As the question notes, the change from mester de juglaría to mester de clerecía marks a change from an oral tradition to a more formalised written genre. The terms are certainly well used in Spain - any secondary school course in literature will note the existence of these two genres. In fact some say that the terms are overused - Isabel Uria Maqua, for example, in Sobre la unidad del mester de clerecia del siglo XIII argues that originally the term mester de clerecía referred to a well-defined literary school, but over time any Spanish poetry from the 12th and 13th century tended to be pigeon-holed into this classification, rather blurring its meaning. Deyermond also opposed this simple-minded classification, and called for a more modern viewpoint to be adopted:
Obviously, the old dichotomous formula, Mester de Clerecía / Mester de
Juglaría, that divides medieval literature into two opposing and
confronting groups, does not fit into the new points of view that have
been developed regarding the landscape of medieval literary
production. For this reason, a critical review of these concepts would
be appropriate, either to discard them definitively as useless, or to
establish their true scope with greater precision. In any case, the need to break with the old schemes is clear so that, once free from
the coercion that they exercise, a new classification of our
medieval literature can be begun that is more in accordance with the points of view
that is held today in this regard.
(translation by CDS)
As far as I am aware though, we are still currently stuck with "the old dichotomous formula".
The term seems to have been introduced in the second stanza of the Libro de Alexandre, which set out the "manifesto" of the mester de clerecía:
Mester traigo fermoso, non es de joglaría
mester es sin pecado, ca es de clerezía
fablar curso rimado por la cuaderna vía
a sílabas cuntadas, ca es grant maestría.

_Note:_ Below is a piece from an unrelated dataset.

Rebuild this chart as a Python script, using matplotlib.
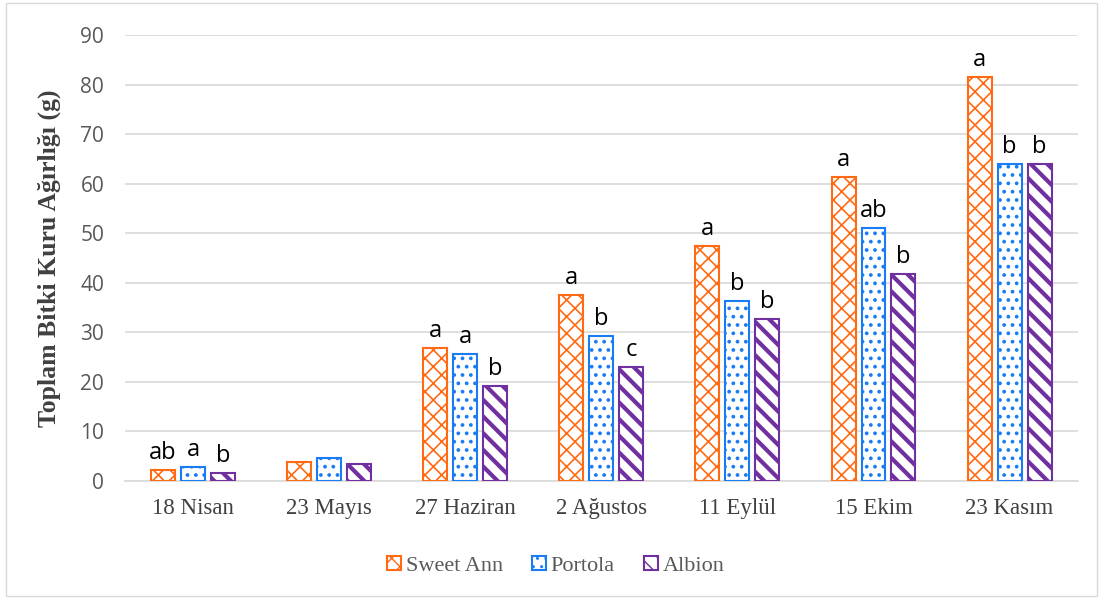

Reading 13th century Spanish is like an English speaker reading Chaucer in the original, but this could be rendered as:
I bring a beautiful art, it is not minstrelcy (juglaría)
The art
is pure, because it is from the clergy (clerecía)
To speak in rhyming
verse, by means of the cuaderna vía
with counted syllables,
that is the great mastery.
The "cuaderna vía" refers to verses of fourteen syllables (with a caesura after the seventh) in monorhyme tetrastrophs, characteristic of the mester de clerecía, and marking the difference between this school of poetry and the less restricted form used by the mester de juglaría. This work is dated to the first third of the 13th century, but its authorship is disputed (or, in fact, unknown). It has variously been ascribed to Juan Lorenzo de Astorga (sometimes thought to be merely a scribe), Alfonso X of Castile ("Alfonso the Wise"), and Gonzalo de Berceo - one of the major poets of the mester de clerecía.